Formé comme jongleur à l’école de cirque du Lido à Toulouse, migré vers la danse et jusque dans la compagnie de Pierre Rigal, Canteteau a conçu une sculpture faite d’éléments en bois, en métal et autres matériaux qui épouse l’air et adresse de jolies facéties à la gravité. Le performer et plasticien a disposé ces dizaines d’éléments au sol avant que le public ne prenne place dans la salle. Et autant que le mobile déjoue l’attraction terrestre, autant le danseur y succombe, parfois même à la manière d’un B-boy. Mais son mobile esthétique semble être le Bauhaus, école du regard sur la forme plastique qui s’empare également du corps de Canteteau.
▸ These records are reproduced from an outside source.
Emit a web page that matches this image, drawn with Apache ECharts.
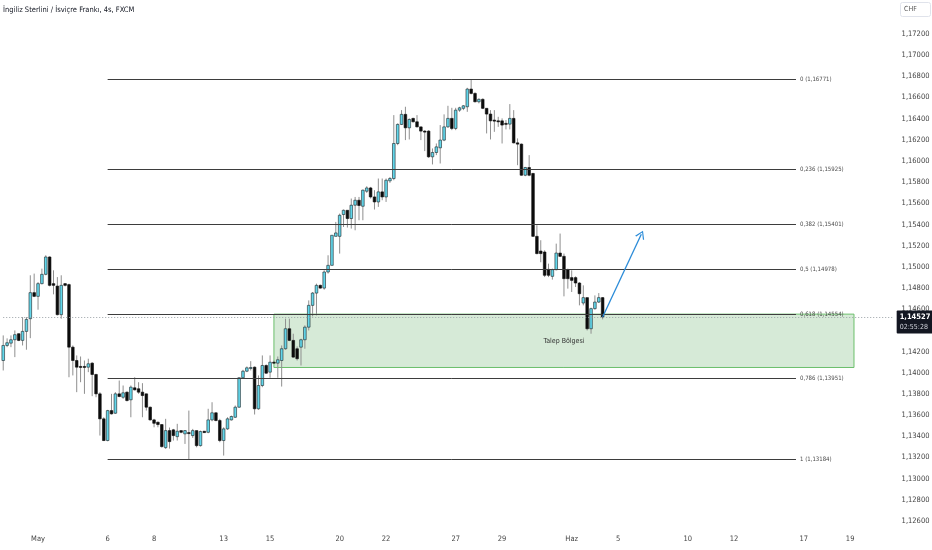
<!DOCTYPE html>
<html><head><meta charset="utf-8">
<script src="https://cdn.jsdelivr.net/npm/echarts@6/dist/echarts.min.js"></script>
<style>html,body{margin:0;padding:0;background:#ffffff}#c{width:932px;height:550px}</style>
</head><body><div id="c"></div>
<script>
// ---- data (4h candles, index 0 = 1 May 00:00) ----
const firstIndex = -9;
const lastSlot = 221;
const opens = [1.14116,1.14258,1.14280,1.14312,1.14369,1.14306,1.14391,1.14511,1.14757,
1.14722,1.14842,1.14930,1.15094,1.14842,1.14819,1.14549,1.14842,1.14833,1.14242,
1.14116,1.14060,1.14060,1.14053,1.14091,1.13984,1.13801,1.13565,1.13360,1.13643,
1.13618,1.13801,1.13769,1.13817,1.13745,1.13858,1.13849,1.13817,1.13801,1.13675,
1.13555,1.13533,1.13511,1.13293,1.13454,1.13461,1.13397,1.13454,1.13423,1.13435,
1.13407,1.13454,1.13312,1.13448,1.13438,1.13555,1.13622,1.13549,1.13360,1.13470,
1.13555,1.13580,1.13675,1.13953,1.14015,1.14041,1.14053,1.13660,1.13880,1.14069,
1.14006,1.14100,1.14091,1.14116,1.14227,1.14416,1.14306,1.14227,1.14242,1.14312,
1.14431,1.14637,1.14753,1.14826,1.14800,1.14952,1.15015,1.15289,1.15289,1.15495,
1.15535,1.15457,1.15583,1.15630,1.15573,1.15715,1.15746,1.15661,1.15614,1.15709,
1.15661,1.15813,1.15835,1.16166,1.16346,1.16441,1.16314,1.16403,1.16371,1.16323,
1.16283,1.16283,1.16040,1.16081,1.16125,1.16198,1.16323,1.16403,1.16308,1.16481,
1.16498,1.16513,1.16680,1.16639,1.16560,1.16583,1.16498,1.16444,1.16387,1.16380,
1.16380,1.16356,1.16349,1.16403,1.16172,1.16160,1.15866,1.15939,1.15883,1.15289,
1.15150,1.15141,1.14977,1.14911,1.14974,1.15131,1.15100,1.14974,1.14899,1.14899,
1.14848,1.14659,1.14710,1.14416,1.14606,1.14668,1.14710];
const highs = [1.14353,1.14325,1.14353,1.14400,1.14372,1.14526,1.14526,1.14921,1.14937,
1.14857,1.14984,1.15110,1.15100,1.14968,1.14904,1.14921,1.14848,1.14842,1.14258,
1.14164,1.14154,1.14116,1.14133,1.14100,1.13991,1.13817,1.13580,1.13650,1.13801,
1.13817,1.13927,1.13880,1.13823,1.13880,1.13958,1.13911,1.13902,1.13804,1.13681,
1.13565,1.13539,1.13516,1.13565,1.13483,1.13470,1.13518,1.13454,1.13459,1.13643,
1.13470,1.13454,1.13454,1.13450,1.13660,1.13722,1.13627,1.13565,1.13485,1.13580,
1.13596,1.13691,1.13956,1.14028,1.14060,1.14110,1.14060,1.13975,1.14164,1.14079,
1.14164,1.14116,1.14154,1.14258,1.14511,1.14511,1.14369,1.14249,1.14322,1.14448,
1.14684,1.14763,1.14842,1.14833,1.14968,1.15110,1.15299,1.15425,1.15504,1.15542,
1.15535,1.15646,1.15661,1.15661,1.15731,1.15762,1.15756,1.15725,1.15835,1.15835,
1.15835,1.15850,1.16434,1.16356,1.16481,1.16513,1.16403,1.16409,1.16434,1.16323,
1.16292,1.16292,1.16119,1.16166,1.16340,1.16441,1.16522,1.16503,1.16503,1.16513,
1.16529,1.16692,1.16771,1.16649,1.16592,1.16592,1.16498,1.16481,1.16481,1.16418,
1.16403,1.16387,1.16538,1.16481,1.16214,1.16166,1.15945,1.16056,1.15888,1.15394,
1.15252,1.15157,1.15031,1.14984,1.15220,1.15315,1.15126,1.14984,1.14968,1.14911,
1.14857,1.14826,1.14710,1.14615,1.14731,1.14753,1.14715];
const lows = [1.14022,1.14242,1.14242,1.14148,1.14299,1.14258,1.14218,1.14327,1.14715,
1.14596,1.14835,1.14921,1.14816,1.14741,1.14542,1.14511,1.14816,1.13958,1.13975,
1.13817,1.13911,1.13801,1.14006,1.13779,1.13769,1.13407,1.13355,1.13353,1.13606,
1.13612,1.13769,1.13754,1.13729,1.13580,1.13833,1.13801,1.13580,1.13643,1.13549,
1.13485,1.13485,1.13293,1.13281,1.13284,1.13360,1.13360,1.13429,1.13328,1.13184,
1.13385,1.13296,1.13303,1.13431,1.13429,1.13542,1.13542,1.13344,1.13218,1.13461,
1.13549,1.13574,1.13669,1.13943,1.14006,1.14022,1.13606,1.13650,1.13864,1.13991,
1.13953,1.14088,1.13953,1.13870,1.14218,1.14299,1.14142,1.14116,1.14069,1.14227,
1.14400,1.14533,1.14542,1.14795,1.14785,1.14937,1.15015,1.15289,1.15126,1.15377,
1.15372,1.15362,1.15346,1.15441,1.15441,1.15699,1.15646,1.15542,1.15567,1.15630,
1.15614,1.15794,1.15819,1.16150,1.16340,1.16198,1.16204,1.16365,1.16318,1.16198,
1.16094,1.16030,1.15968,1.16056,1.15977,1.16188,1.16314,1.16292,1.16292,1.16465,
1.16481,1.16465,1.16630,1.16554,1.16545,1.16491,1.16261,1.16204,1.16276,1.16323,
1.16166,1.16299,1.16299,1.16166,1.15961,1.15862,1.15857,1.15857,1.15283,1.15119,
1.15044,1.14904,1.14904,1.14880,1.14968,1.15094,1.14722,1.14795,1.14763,1.14810,
1.14637,1.14637,1.14400,1.14369,1.14596,1.14659,1.14504];
const closes = [1.14258,1.14284,1.14312,1.14360,1.14306,1.14391,1.14504,1.14757,1.14722,
1.14842,1.14930,1.15094,1.14826,1.14826,1.14549,1.14826,1.14826,1.14242,1.14116,
1.14053,1.14053,1.14053,1.14085,1.13984,1.13801,1.13565,1.13360,1.13643,1.13612,
1.13801,1.13776,1.13811,1.13738,1.13864,1.13839,1.13817,1.13785,1.13675,1.13555,
1.13523,1.13511,1.13303,1.13454,1.13350,1.13407,1.13448,1.13438,1.13454,1.13426,
1.13454,1.13312,1.13445,1.13435,1.13555,1.13622,1.13549,1.13360,1.13470,1.13565,
1.13587,1.13675,1.13953,1.14015,1.14047,1.14050,1.13660,1.13880,1.14069,1.13996,
1.14100,1.14091,1.14123,1.14227,1.14416,1.14306,1.14148,1.14133,1.14312,1.14431,
1.14637,1.14753,1.14826,1.14800,1.14952,1.15015,1.15299,1.15321,1.15488,1.15535,
1.15457,1.15583,1.15630,1.15580,1.15725,1.15746,1.15661,1.15614,1.15709,1.15661,
1.15819,1.15835,1.16166,1.16346,1.16441,1.16314,1.16393,1.16371,1.16323,1.16283,
1.16276,1.16040,1.16081,1.16134,1.16198,1.16323,1.16403,1.16308,1.16481,1.16503,
1.16522,1.16680,1.16639,1.16560,1.16583,1.16498,1.16444,1.16380,1.16377,1.16371,
1.16340,1.16349,1.16403,1.16172,1.16160,1.15866,1.15939,1.15866,1.15289,1.15126,
1.15126,1.14921,1.14921,1.14974,1.15131,1.15100,1.14889,1.14889,1.14873,1.14848,
1.14747,1.14710,1.14416,1.14606,1.14668,1.14710,1.14527];

const tickIndex = [0,18,30,48,60,78,90,108,120,138,150,168,180,198,210];
const tickText  = ['May','6','8','13','15','20','22','27','29','Haz','5','10','12','17','19'];

const fibLevels = [0,0.236,0.382,0.5,0.618,0.786,1];
const fibPrices = [1.16771,1.15925,1.15401,1.14978,1.14554,1.13951,1.13184];
const fibStartIndex = 18, fibEndIndex = 196;

const zoneTop = 1.14554, zoneBottom = 1.14050, zoneStartIndex = 61, zoneEndIndex = 211;
const zoneLabel = 'Talep Bölgesi';

const lastPrice = 1.14527;
const countdown = '02:55:28';
const arrowFrom = [146, 1.14527];
const arrowTo = [156, 1.15308];

const chartTitle = 'İngiliz Sterlini / İsviçre Frankı, 4s, FXCM';
const currency = 'CHF';

// ---- build ----
const FF = "'Liberation Sans Narrow','DejaVu Sans Condensed','Liberation Sans',sans-serif";
const fmt = v => v.toFixed(5).replace('.', ',');
const slots = [];
for (let i = firstIndex; i <= lastSlot; i++) slots.push(String(i));
const tickMap = new Map(tickIndex.map((t, n) => [String(t), tickText[n]]));
const k = i => i - firstIndex;
const candleData = opens.map((o, j) => [j, o, closes[j], lows[j], highs[j]]);

function renderItem(params, api) {
  const x = api.value(0), o = api.value(1), c = api.value(2), l = api.value(3), h = api.value(4);
  const pO = api.coord([x, o]), pC = api.coord([x, c]), pL = api.coord([x, l]), pH = api.coord([x, h]);
  const w = api.size([1, 0])[0] * 0.68;
  const up = c >= o;
  const top = Math.min(pO[1], pC[1]);
  const hgt = Math.max(Math.abs(pO[1] - pC[1]), 1);
  return {
    type: 'group',
    children: [
      { type: 'line', shape: { x1: pH[0], y1: pH[1], x2: pL[0], y2: pL[1] },
        style: { stroke: '#8f8f8f', lineWidth: 1 } },
      { type: 'rect', shape: { x: pO[0] - w / 2, y: top, width: w, height: hgt },
        style: { fill: up ? '#62d6ea' : '#0c0c0c', stroke: up ? '#1d2529' : '#0c0c0c', lineWidth: 0.6 } }
    ]
  };
}

const fibLines = fibPrices.map((p, n) => [
  { coord: [k(fibStartIndex), p],
    lineStyle: { color: '#3d3d3d', width: 1, type: 'solid' },
    label: { show: true, position: 'end', distance: 4, color: '#4a4a4a', fontSize: 6, fontFamily: FF,
             formatter: String(fibLevels[n]).replace('.', ',') + ' (' + fmt(p) + ')' } },
  { coord: [k(fibEndIndex), p] }
]);

const priceLine = [
  { coord: [0, lastPrice],
    lineStyle: { color: '#9aa0a6', width: 1, type: [1, 2] },
    label: { show: true, position: 'end', distance: 4, offset: [0, 5],
      formatter: '{a|' + fmt(lastPrice) + '}\n{b|' + countdown + '}',
      backgroundColor: '#131722', padding: [2, 3, 2, 3], borderRadius: 1,
      rich: {
        a: { color: '#ffffff', fontSize: 7.5, fontWeight: 'bold', fontFamily: FF, lineHeight: 10 },
        b: { color: '#d1d4dc', fontSize: 7, fontFamily: FF, lineHeight: 9 }
      } } },
  { coord: [slots.length - 1, lastPrice] }
];

const chart = echarts.init(document.getElementById('c'), null, { renderer: 'canvas' });
chart.setOption({
  backgroundColor: '#ffffff',
  animation: false,
  title: [
    { text: chartTitle, left: 3, top: 6, padding: 0,
      textStyle: { fontSize: 7.5, fontWeight: 'normal', color: '#131722', fontFamily: FF } },
    { text: currency, left: 900, top: 2, padding: [4, 14, 4, 4],
      borderColor: '#e0e3eb', borderWidth: 1, borderRadius: 2, backgroundColor: '#ffffff',
      textStyle: { fontSize: 7, fontWeight: 'normal', color: '#555', fontFamily: FF } }
  ],
  grid: { left: 1.3, right: 37.4, top: 12.85, bottom: 29, containLabel: false, outerBoundsMode: 'none' },
  xAxis: {
    type: 'category', data: slots, boundaryGap: true,
    axisLine: { show: false }, axisTick: { show: false }, splitLine: { show: false },
    axisLabel: {
      interval: (idx, val) => tickMap.has(val),
      formatter: val => tickMap.get(val) || '',
      margin: 14, color: '#444', fontSize: 7.5, fontFamily: FF
    }
  },
  yAxis: {
    type: 'value', position: 'right', min: 1.126, max: 1.174, interval: 0.002,
    splitLine: { show: false }, axisLine: { show: false }, axisTick: { show: false },
    axisLabel: { margin: 7, color: '#444', fontSize: 7.5, fontFamily: FF, formatter: fmt, showMaxLabel: false }
  },
  series: [
    {
      type: 'line', data: [], z: 1, silent: true,
      markArea: {
        silent: true,
        itemStyle: { color: 'rgba(67,160,71,0.22)', borderColor: '#6cbf6c', borderWidth: 1 },
        label: { show: true, position: 'inside', color: '#333', fontSize: 7, fontFamily: FF },
        data: [[ { name: zoneLabel, coord: [k(zoneStartIndex), zoneTop] }, { coord: [k(zoneEndIndex), zoneBottom] } ]]
      },
      markLine: {
        silent: true, symbol: 'none', animation: false,
        data: fibLines.concat([priceLine])
      }
    },
    {
      type: 'custom', name: 'GBPCHF', data: candleData, encode: { x: 0, y: [1, 2, 3, 4] },
      renderItem: renderItem, z: 3, animation: false, silent: true,
      markLine: {
        silent: true, animation: false,
        data: [[
          { coord: [k(arrowFrom[0]), arrowFrom[1]], symbol: 'none',
            lineStyle: { color: '#2a8bd8', width: 1.3, type: 'solid' }, label: { show: false } },
          { coord: [k(arrowTo[0]), arrowTo[1]],
            symbol: 'path://M0,10 L5,0 L10,10 L8.6,10 L5,2.6 L1.4,10 Z', symbolSize: [10, 8] }
        ]]
      }
    }
  ]
});
</script>
</body></html>
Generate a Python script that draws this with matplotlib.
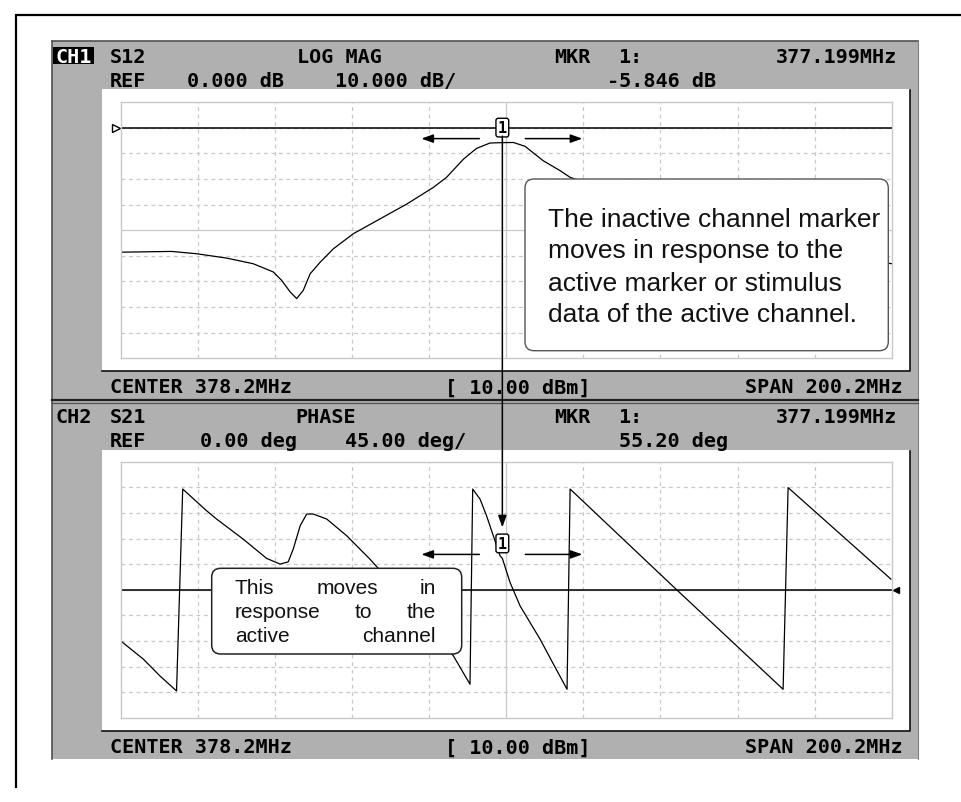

La lutte pour la légèreté est formellement engagée, quand chaque équilibre se négocie avec le levier opposé et sans pour autant s’affranchir de la gravité. Pièce par pièce, se monte une sculpture qui est tout sauf un produit Ikea. Pas de mode d’emploi à consulter, sauf celui qui s’est inscrit dans la mémoire du performer. Le montage d’un meuble acheté en kit nous réserve finalement bien plus de surprises et de risques d’échec. Le montage d’un mobile peut bien souffrir de quelques ralentissements sans qu’on se pose la question en termes de réussite ou d’échec. A aucun moment, h o m ne nous fait frémir comme une trapéziste ou un jongleur au cirque.
Dommage aussi que le processus de montage soi parfois noyé dans la redite textuelle, avec un accompagnement live à la poésie lourdement appuyée, qui semble vouloir saper toute la légèreté qui se construit sur le plateau. En même temps, les interventions chorégraphiques de Canteteau ont tout autant de mal à prouver leur nécessité. Le sol est assez présent en soi pour exprimer la force de la masse terrestre. Trop de poésie tue la poésie…
Et puis, toutes ces contradictions s’évaporent d’un coup, quand l’œuvre est accomplie et que ses pivots se mettent à tourner comme mû par le vent, comme un jardin zen vertical ou un mandala revu par le Bauhaus. Ce qu’on retient et qu’on ramène est cette image finale, affranchie de toutes les redites encourues au cours de sa création. L’acte de création est toujours un miracle en soi, et cette performance finit par l’affirmer avec sérénité. h o m est un son assez spirituel.